After walking for eight days, her feet blistered and cracked, SYH finally arrived in Tapachula from El Salvador.

The mother of three, who asked to be referred to by her initials to protect her identity, was anguished over leaving her home and family behind. But she felt she had no choice: After she and her partner refused to continue paying extortion money to a local gang, the gang kidnapped her and attacked her with an aluminum bat, she said. Fearing for her life, she fled.

Within her first few days in Tapachula, a sympathetic stranger helped connect SYH with Hospitalidad y Solidaridad, a shelter for refugees and asylum seekers. There, she was given a medical examination and two sessions with a psychologist. Just being able to vent about what she’d been through, she said, was cathartic.

“That helped me a lot, to get it off my chest,” she said.

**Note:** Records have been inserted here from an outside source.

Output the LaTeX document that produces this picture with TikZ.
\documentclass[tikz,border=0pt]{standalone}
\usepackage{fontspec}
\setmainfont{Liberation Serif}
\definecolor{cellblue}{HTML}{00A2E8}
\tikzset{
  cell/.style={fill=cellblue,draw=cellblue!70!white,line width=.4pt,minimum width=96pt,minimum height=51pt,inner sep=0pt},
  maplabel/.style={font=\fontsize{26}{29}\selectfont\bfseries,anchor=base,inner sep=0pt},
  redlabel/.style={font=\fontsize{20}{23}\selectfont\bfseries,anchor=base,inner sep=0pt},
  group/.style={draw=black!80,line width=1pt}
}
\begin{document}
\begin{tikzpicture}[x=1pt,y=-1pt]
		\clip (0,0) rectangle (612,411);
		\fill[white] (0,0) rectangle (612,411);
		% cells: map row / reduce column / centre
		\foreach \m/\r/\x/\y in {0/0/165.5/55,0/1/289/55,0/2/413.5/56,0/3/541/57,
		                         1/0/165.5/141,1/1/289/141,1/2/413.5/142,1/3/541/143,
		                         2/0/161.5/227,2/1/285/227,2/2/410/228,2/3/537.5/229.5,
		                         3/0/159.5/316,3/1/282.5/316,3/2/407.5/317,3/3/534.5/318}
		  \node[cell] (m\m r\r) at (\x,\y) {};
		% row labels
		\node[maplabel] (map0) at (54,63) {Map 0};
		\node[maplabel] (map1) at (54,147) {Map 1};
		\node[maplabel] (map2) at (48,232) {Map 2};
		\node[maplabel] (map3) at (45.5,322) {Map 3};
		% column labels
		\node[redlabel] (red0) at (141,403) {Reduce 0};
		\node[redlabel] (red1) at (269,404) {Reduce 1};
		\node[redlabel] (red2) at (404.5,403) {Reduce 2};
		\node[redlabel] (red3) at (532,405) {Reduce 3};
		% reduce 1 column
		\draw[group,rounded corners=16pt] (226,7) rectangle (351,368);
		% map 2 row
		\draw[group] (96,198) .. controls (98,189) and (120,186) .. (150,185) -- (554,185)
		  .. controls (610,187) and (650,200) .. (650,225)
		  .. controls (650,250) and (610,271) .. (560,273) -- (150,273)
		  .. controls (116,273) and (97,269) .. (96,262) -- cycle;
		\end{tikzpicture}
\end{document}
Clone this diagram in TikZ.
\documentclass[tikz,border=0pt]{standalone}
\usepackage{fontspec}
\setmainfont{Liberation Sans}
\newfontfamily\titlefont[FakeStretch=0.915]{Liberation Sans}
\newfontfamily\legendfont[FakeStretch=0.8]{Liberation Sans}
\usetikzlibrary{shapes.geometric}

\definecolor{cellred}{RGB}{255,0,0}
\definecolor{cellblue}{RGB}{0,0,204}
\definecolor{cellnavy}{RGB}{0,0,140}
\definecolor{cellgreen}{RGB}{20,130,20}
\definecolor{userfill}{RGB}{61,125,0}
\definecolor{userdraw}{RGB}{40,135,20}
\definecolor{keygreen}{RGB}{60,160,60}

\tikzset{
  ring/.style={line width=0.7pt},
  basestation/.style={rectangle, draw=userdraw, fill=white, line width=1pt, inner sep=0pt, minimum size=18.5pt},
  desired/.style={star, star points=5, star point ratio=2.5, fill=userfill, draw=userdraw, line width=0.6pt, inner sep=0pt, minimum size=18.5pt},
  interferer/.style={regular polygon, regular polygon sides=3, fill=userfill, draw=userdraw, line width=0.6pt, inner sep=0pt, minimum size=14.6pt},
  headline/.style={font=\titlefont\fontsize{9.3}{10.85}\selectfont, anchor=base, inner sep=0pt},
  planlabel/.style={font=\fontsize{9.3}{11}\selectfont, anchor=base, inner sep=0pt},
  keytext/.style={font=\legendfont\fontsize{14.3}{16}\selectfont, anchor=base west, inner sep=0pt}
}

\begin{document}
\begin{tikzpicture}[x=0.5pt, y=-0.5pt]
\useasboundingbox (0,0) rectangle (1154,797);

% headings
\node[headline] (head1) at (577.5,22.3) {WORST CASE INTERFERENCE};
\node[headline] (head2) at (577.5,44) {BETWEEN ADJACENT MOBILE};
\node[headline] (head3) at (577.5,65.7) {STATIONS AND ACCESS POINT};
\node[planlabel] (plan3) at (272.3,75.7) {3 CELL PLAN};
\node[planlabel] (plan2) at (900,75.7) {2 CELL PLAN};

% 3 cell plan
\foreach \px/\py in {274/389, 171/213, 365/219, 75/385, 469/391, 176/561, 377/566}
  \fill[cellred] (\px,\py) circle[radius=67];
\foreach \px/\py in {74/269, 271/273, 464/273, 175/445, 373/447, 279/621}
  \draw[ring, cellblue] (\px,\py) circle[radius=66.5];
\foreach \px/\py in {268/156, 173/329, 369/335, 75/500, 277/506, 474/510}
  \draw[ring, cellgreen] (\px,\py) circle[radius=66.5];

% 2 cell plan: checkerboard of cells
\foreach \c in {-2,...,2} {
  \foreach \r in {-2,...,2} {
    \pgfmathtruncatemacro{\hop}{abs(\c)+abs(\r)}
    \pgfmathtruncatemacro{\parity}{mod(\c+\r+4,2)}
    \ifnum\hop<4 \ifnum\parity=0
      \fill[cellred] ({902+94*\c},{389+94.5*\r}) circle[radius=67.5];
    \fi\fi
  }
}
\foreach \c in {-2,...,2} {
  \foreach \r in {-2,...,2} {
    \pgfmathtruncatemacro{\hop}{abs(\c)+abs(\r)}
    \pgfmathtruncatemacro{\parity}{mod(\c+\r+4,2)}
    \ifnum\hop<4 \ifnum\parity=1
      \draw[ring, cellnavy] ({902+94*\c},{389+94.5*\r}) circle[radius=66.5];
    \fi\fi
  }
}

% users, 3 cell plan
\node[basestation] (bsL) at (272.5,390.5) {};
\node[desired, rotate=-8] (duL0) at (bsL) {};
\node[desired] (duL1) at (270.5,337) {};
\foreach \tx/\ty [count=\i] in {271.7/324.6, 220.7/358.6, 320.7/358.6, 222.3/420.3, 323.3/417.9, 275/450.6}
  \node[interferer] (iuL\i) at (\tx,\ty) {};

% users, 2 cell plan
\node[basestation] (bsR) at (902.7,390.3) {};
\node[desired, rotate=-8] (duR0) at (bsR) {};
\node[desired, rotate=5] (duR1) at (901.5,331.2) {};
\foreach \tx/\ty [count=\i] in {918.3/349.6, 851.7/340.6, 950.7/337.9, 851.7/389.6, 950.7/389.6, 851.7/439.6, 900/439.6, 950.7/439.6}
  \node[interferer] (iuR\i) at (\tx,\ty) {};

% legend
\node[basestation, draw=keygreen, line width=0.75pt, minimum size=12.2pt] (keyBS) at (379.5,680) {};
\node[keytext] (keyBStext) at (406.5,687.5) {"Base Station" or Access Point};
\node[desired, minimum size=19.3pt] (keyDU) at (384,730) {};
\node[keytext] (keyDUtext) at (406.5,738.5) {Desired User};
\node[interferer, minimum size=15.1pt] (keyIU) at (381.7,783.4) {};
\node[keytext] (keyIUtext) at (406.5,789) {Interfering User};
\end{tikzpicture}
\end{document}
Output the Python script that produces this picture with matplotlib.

SYH’s circumstances are common. The majority of migrants passing through Tapachula are from El Salvador, Honduras, Venezuela, Cuba, Chile and Haiti, where poverty, government corruption and gang violence are everyday occurrences.

In many migrants’ cultures, violence and trauma are so common they are normalized, experts said. And around the world, mental health treatment often still is thought of as only for people with serious mental illness, such as schizophrenia or severe bipolar disorder, and require institutionalization. More common symptoms, like depression and anxiety, are overlooked.

Pair those factors with most migrants’ realities as they struggle in Mexico to find work, shelter and feed their families, and it’s not surprising that relatively few seek mental health support.

“They are busy with other things. They are concerned with other things,” said Dr. Ietza Bojorquez, a researcher in the Department of Population Studies at El Colegio de la Frontera Norte in Tijuana, Mexico. “They are not going to seek a psychologist because they are blue.”

This history of untreated trauma, combined with the dangers migrants face on their journeys, the hardships they endure once in Mexico and the sense of loss they feel from leaving their homes, snowball into what some experts call “migratory grief.”

“They’re making the decision to move away from their countries. They’re experiencing mental health issues before even starting the process of migration,” said César Infante, a researcher at Mexico’s National Institute of Public Health.

Many migrants expect their situations to improve once they arrive in Mexico, he said, only to be immersed yet again in violence, deprivation and scarcity of food, water and shelter.

“So at the end, people end in crisis, no?”

The sluggish migration process, which often keeps migrants trapped in Tapachula for months, can cause these crises to spiral. Multiple migrants have died by suicide in Tapachula in recent years, according to local news media reports.

The problem is widespread: According to data and testimony recorded by the global NGO Doctors Without Borders, of the thousands of migrants in Mexico it interviewed during mental health consultations in 2018 and 2019, the majority appeared to have anxiety, depression and PTSD. More than half said they had been exposed to violence on their migration route. Of the women surveyed, a third said they had suicidal thoughts.

And that was before the pandemic. In March 2020, U.S. President Donald Trump implemented Title 42, a controversial public health order that drastically restricted migration from Mexico and Canada in an attempt to stop the spread of COVID-19. This left many migrants stuck in limbo, unable to move forward in the U.S. asylum process. (The Biden administration has attempted to end Title 42 but has been blocked in federal court.)

In the pandemic’s early days, Bojorquez said, some migrant shelters implemented lockdowns that prevented people from coming and going freely, which made many feel even more trapped.

“The feeling of autonomy is very important for mental health,” she said. “That was lost during that time.”